**Stated exercise**
Output the material beneath exactly, leaving nothing out.

**Source data**
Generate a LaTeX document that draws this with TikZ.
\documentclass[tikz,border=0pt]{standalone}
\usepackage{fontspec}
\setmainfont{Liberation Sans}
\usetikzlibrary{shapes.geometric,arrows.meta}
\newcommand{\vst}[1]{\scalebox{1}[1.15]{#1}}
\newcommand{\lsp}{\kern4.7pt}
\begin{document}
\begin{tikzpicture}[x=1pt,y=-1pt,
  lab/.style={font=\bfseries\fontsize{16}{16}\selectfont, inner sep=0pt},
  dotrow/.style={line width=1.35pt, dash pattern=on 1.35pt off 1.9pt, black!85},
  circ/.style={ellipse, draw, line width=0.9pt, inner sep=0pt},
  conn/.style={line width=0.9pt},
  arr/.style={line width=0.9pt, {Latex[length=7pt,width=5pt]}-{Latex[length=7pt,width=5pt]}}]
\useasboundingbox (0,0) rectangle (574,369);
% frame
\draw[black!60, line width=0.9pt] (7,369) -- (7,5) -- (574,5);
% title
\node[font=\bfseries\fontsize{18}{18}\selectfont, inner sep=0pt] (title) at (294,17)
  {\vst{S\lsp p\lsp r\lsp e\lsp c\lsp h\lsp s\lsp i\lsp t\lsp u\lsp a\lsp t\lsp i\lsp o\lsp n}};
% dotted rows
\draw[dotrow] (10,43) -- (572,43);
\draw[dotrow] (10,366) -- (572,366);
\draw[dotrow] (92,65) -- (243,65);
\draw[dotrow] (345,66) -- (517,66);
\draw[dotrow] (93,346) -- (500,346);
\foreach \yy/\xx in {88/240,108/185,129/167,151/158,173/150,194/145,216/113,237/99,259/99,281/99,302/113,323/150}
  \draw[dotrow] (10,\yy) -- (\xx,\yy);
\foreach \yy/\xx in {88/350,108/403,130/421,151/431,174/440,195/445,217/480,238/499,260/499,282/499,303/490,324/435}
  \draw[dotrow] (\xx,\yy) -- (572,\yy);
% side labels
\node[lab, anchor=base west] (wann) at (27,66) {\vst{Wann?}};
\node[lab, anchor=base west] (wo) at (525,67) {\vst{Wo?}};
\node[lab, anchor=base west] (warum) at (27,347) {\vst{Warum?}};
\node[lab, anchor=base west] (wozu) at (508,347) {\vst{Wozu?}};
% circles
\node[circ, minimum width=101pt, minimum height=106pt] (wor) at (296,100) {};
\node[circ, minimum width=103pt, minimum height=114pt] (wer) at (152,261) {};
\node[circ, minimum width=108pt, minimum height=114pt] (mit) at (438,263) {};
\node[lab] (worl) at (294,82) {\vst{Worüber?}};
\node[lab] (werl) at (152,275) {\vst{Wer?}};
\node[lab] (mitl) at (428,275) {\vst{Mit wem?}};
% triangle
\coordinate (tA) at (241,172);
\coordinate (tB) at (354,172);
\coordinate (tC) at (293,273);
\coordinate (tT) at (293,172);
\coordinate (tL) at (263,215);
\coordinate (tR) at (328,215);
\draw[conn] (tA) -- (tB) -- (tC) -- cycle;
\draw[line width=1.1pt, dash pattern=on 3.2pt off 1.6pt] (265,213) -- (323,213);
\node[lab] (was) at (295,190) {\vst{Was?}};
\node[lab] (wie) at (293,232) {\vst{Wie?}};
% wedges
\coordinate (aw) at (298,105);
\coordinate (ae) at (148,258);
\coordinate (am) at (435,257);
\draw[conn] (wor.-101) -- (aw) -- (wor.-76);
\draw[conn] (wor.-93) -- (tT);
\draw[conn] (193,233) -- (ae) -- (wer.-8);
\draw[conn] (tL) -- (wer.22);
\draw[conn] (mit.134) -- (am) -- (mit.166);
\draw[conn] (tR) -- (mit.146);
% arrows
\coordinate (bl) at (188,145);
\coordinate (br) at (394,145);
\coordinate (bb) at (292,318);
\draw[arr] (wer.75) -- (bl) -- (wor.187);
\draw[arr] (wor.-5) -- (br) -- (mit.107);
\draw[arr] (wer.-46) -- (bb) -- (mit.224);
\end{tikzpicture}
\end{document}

**Solution**
Generate a LaTeX document that draws this with TikZ.
\documentclass[tikz,border=0pt]{standalone}
\usepackage{fontspec}
\setmainfont{Liberation Sans}
\usetikzlibrary{shapes.geometric,arrows.meta}
\newcommand{\vst}[1]{\scalebox{1}[1.15]{#1}}
\newcommand{\lsp}{\kern4.7pt}
\begin{document}
\begin{tikzpicture}[x=1pt,y=-1pt,
  lab/.style={font=\bfseries\fontsize{16}{16}\selectfont, inner sep=0pt},
  dotrow/.style={line width=1.35pt, dash pattern=on 1.35pt off 1.9pt, black!85},
  circ/.style={ellipse, draw, line width=0.9pt, inner sep=0pt},
  conn/.style={line width=0.9pt},
  arr/.style={line width=0.9pt, {Latex[length=7pt,width=5pt]}-{Latex[length=7pt,width=5pt]}}]
\useasboundingbox (0,0) rectangle (574,369);
% frame
\draw[black!60, line width=0.9pt] (7,369) -- (7,5) -- (574,5);
% title
\node[font=\bfseries\fontsize{18}{18}\selectfont, inner sep=0pt] (title) at (294,17)
  {\vst{S\lsp p\lsp r\lsp e\lsp c\lsp h\lsp s\lsp i\lsp t\lsp u\lsp a\lsp t\lsp i\lsp o\lsp n}};
% dotted rows
\draw[dotrow] (10,43) -- (572,43);
\draw[dotrow] (10,366) -- (572,366);
\draw[dotrow] (92,65) -- (243,65);
\draw[dotrow] (345,66) -- (517,66);
\draw[dotrow] (93,346) -- (500,346);
\foreach \yy/\xx in {88/240,108/185,129/167,151/158,173/150,194/145,216/113,237/99,259/99,281/99,302/113,323/150}
  \draw[dotrow] (10,\yy) -- (\xx,\yy);
\foreach \yy/\xx in {88/350,108/403,130/421,151/431,174/440,195/445,217/480,238/499,260/499,282/499,303/490,324/435}
  \draw[dotrow] (\xx,\yy) -- (572,\yy);
% side labels
\node[lab, anchor=base west] (wann) at (27,66) {\vst{Wann?}};
\node[lab, anchor=base west] (wo) at (525,67) {\vst{Wo?}};
\node[lab, anchor=base west] (warum) at (27,347) {\vst{Warum?}};
\node[lab, anchor=base west] (wozu) at (508,347) {\vst{Wozu?}};
% circles
\node[circ, minimum width=101pt, minimum height=106pt] (wor) at (296,100) {};
\node[circ, minimum width=103pt, minimum height=114pt] (wer) at (152,261) {};
\node[circ, minimum width=108pt, minimum height=114pt] (mit) at (438,263) {};
\node[lab] (worl) at (294,82) {\vst{Worüber?}};
\node[lab] (werl) at (152,275) {\vst{Wer?}};
\node[lab] (mitl) at (428,275) {\vst{Mit wem?}};
% triangle
\coordinate (tA) at (241,172);
\coordinate (tB) at (354,172);
\coordinate (tC) at (293,273);
\coordinate (tT) at (293,172);
\coordinate (tL) at (263,215);
\coordinate (tR) at (328,215);
\draw[conn] (tA) -- (tB) -- (tC) -- cycle;
\draw[line width=1.1pt, dash pattern=on 3.2pt off 1.6pt] (265,213) -- (323,213);
\node[lab] (was) at (295,190) {\vst{Was?}};
\node[lab] (wie) at (293,232) {\vst{Wie?}};
% wedges
\coordinate (aw) at (298,105);
\coordinate (ae) at (148,258);
\coordinate (am) at (435,257);
\draw[conn] (wor.-101) -- (aw) -- (wor.-76);
\draw[conn] (wor.-93) -- (tT);
\draw[conn] (193,233) -- (ae) -- (wer.-8);
\draw[conn] (tL) -- (wer.22);
\draw[conn] (mit.134) -- (am) -- (mit.166);
\draw[conn] (tR) -- (mit.146);
% arrows
\coordinate (bl) at (188,145);
\coordinate (br) at (394,145);
\coordinate (bb) at (292,318);
\draw[arr] (wer.75) -- (bl) -- (wor.187);
\draw[arr] (wor.-5) -- (br) -- (mit.107);
\draw[arr] (wer.-46) -- (bb) -- (mit.224);
\end{tikzpicture}
\end{document}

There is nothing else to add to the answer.